Hoher Schaden befürchtet

Die Forderungen von United Auto Workers nach einer 32-Stunden-Woche und Lohnerhöhungen um 46% über die Vertragsdauer kommen da ungelegen. Ford kontert mit dem Angebot allgemeiner Erhöhungen um 9% über vier Jahre und pauschalen Zuteilungen von 6%. Infolge des Arbeitskräftemangels im US-Autosektor befindet sich die Gewerkschaft aber in einer starken Verhandlungsposition.

Kommt es nicht zu einer Einigung, könnte United Auto Workers einen der Hersteller aus dem Trio Ford-GM-Stellantis bestreiken oder gleich alle drei. Letzterer Schritt wäre ungewöhnlich, gilt angesichts der Dramatik des Tarifkonflikts aber durchaus als vorstellbar. Durch einen zehntägigen Ausstand aller 146.000 Stundenarbeiter würde der US-Autobranche laut Berechnungen von Beratungsgesellschaften ein wirtschaftlicher Schaden von 5 Mrd. Dollar entstehen.

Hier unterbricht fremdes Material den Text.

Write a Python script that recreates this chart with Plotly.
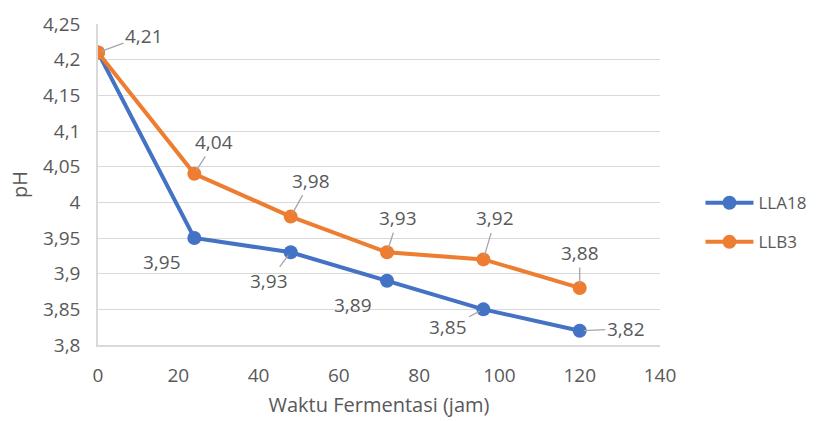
import plotly.graph_objects as go

hours = [0, 24, 48, 72, 96, 120]
lla18 = [4.21, 3.95, 3.93, 3.89, 3.85, 3.82]
llb3 = [4.21, 4.04, 3.98, 3.93, 3.92, 3.88]
lla18_labels = ["", "3,95", "3,93", "3,89", "3,85", "3,82"]
llb3_labels = ["4,21", "4,04", "3,98", "3,93", "3,92", "3,88"]
y_ticks = [3.8, 3.85, 3.9, 3.95, 4.0, 4.05, 4.1, 4.15, 4.2, 4.25]
y_ticktext = ["3,8", "3,85", "3,9", "3,95", "4", "4,05", "4,1", "4,15", "4,2", "4,25"]
x_ticks = [0, 20, 40, 60, 80, 100, 120, 140]

BLUE = "#4472C4"
ORANGE = "#ED7D31"
TXT = "#595959"
FONT = "Open Sans"

# label offsets (pixels) and whether a leader line is drawn
lla18_off = [None, (-32, 24, False), (-22, 29, True), (-34, 24, False), (-35, 18, True), (46, -2, True)]
llb3_off = [(46, -17, True), (20, -32, True), (20, -36, True), (11, -34, True), (12, -41, True), (0, -35, True)]

fig = go.Figure()
fig.add_trace(go.Scatter(x=hours, y=lla18, name="LLA18", mode="lines+markers",
                         line=dict(color=BLUE, width=4), marker=dict(size=14, color=BLUE),
                         legendgroup="a"))
fig.add_trace(go.Scatter(x=hours, y=llb3, name="LLB3", mode="lines+markers",
                         line=dict(color=ORANGE, width=4), marker=dict(size=14, color=ORANGE),
                         legendgroup="b"))

annotations = []
for xs, ys, labs, offs in [(hours, lla18, lla18_labels, lla18_off), (hours, llb3, llb3_labels, llb3_off)]:
    for x, y, t, o in zip(xs, ys, labs, offs):
        if not t or o is None:
            continue
        ax, ay, lead = o
        annotations.append(dict(x=x, y=y, text=t, showarrow=True, arrowhead=0, ax=ax, ay=ay,
                                arrowwidth=1.3, standoff=4,
                                arrowcolor="#A6A6A6" if lead else "rgba(0,0,0,0)",
                                font=dict(family=FONT, size=19, color=TXT)))

fig.update_layout(
    width=824, height=421,
    margin=dict(l=98, r=161, t=24, b=76),
    paper_bgcolor="white", plot_bgcolor="white",
    font=dict(family=FONT, size=19, color=TXT),
    annotations=annotations,
    legend=dict(x=1.072, y=0.381, xanchor="left", yanchor="middle",
                traceorder="grouped", tracegroupgap=14, itemwidth=48,
                font=dict(family=FONT, size=17, color=TXT)),
    showlegend=True,
)
fig.update_xaxes(range=[0, 140], tickvals=x_ticks, showgrid=False, zeroline=False,
                 showline=True, linecolor="#D9D9D9", linewidth=1.5, automargin=False,
                 ticks="", ticklabelstandoff=12,
                 title=dict(text="Waktu Fermentasi (jam)", font=dict(size=20, color=TXT), standoff=11))
fig.update_yaxes(range=[3.8, 4.25], tickvals=y_ticks, ticktext=y_ticktext,
                 showgrid=True, gridcolor="#D9D9D9", gridwidth=1.3, zeroline=False,
                 showline=True, linecolor="#D9D9D9", linewidth=1.5, automargin=False,
                 ticks="", ticklabelstandoff=12,
                 title=dict(text="pH", font=dict(size=20, color=TXT), standoff=10))

fig.write_html("out.html", config={"displayModeBar": False},
               post_script="document.body.style.margin='0';")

Im Wettbewerb mit Tesla, deren Mitarbeiter nicht gewerkschaftlich organisiert sind und im Durchschnitt bereits geringere Löhne beziehen, droht den Traditionsherstellern somit ein weiterer Nachteil. Ihre Hoffnung ruht nun auch darauf, den Rückstand zum Elektro-Vorreiter mithilfe politischer Förderung verkleinern zu können. Am Donnerstag kündigte das US-Energieministerium an, bis zu 12 Mrd. Dollar zur Verfügung stellen zu wollen, mit denen Autobauer bestehende Produktionskapazitäten für die Fertigung von Elektro- und Hybridautos umrüsten sollen.

Dabei sollen 2 Mrd. Dollar aus dem Inflation Reduction Act stammen. Den Großteil will das Energieministerium jedoch aus einem ressorteigenen Kreditprogramm finanzieren. Über die 12 Mrd. Dollar hinaus sollen zudem 3,5 Mrd. Dollar für den Ausbau der Batterieproduktion in den USA bereitstehen. Die angekündigten Mittel gesellen sich zu bereits getroffenen Kreditzusagen, mit denen Washington die Mobilitätswende beschleunigen will. Ziel dabei ist es auch, Jobs an traditionellen Standorten zu erhalten oder zu schaffen – dies zumindest dürfte auch im gewerkschaftlichen Interesse sein.

Die US-Autobranche steckt in einem dramatischen Tarifkonflikt. Der drohende Streik bei Ford, GM und der Jeep-Mutter Stellantis könnte Milliardenschäden verursachen. Dies würde die Hersteller ausgerechnet in einer Phase treffen, in der sie über Effizienzgewinne die Lücke im Elektro-Segment zu schließen suchen.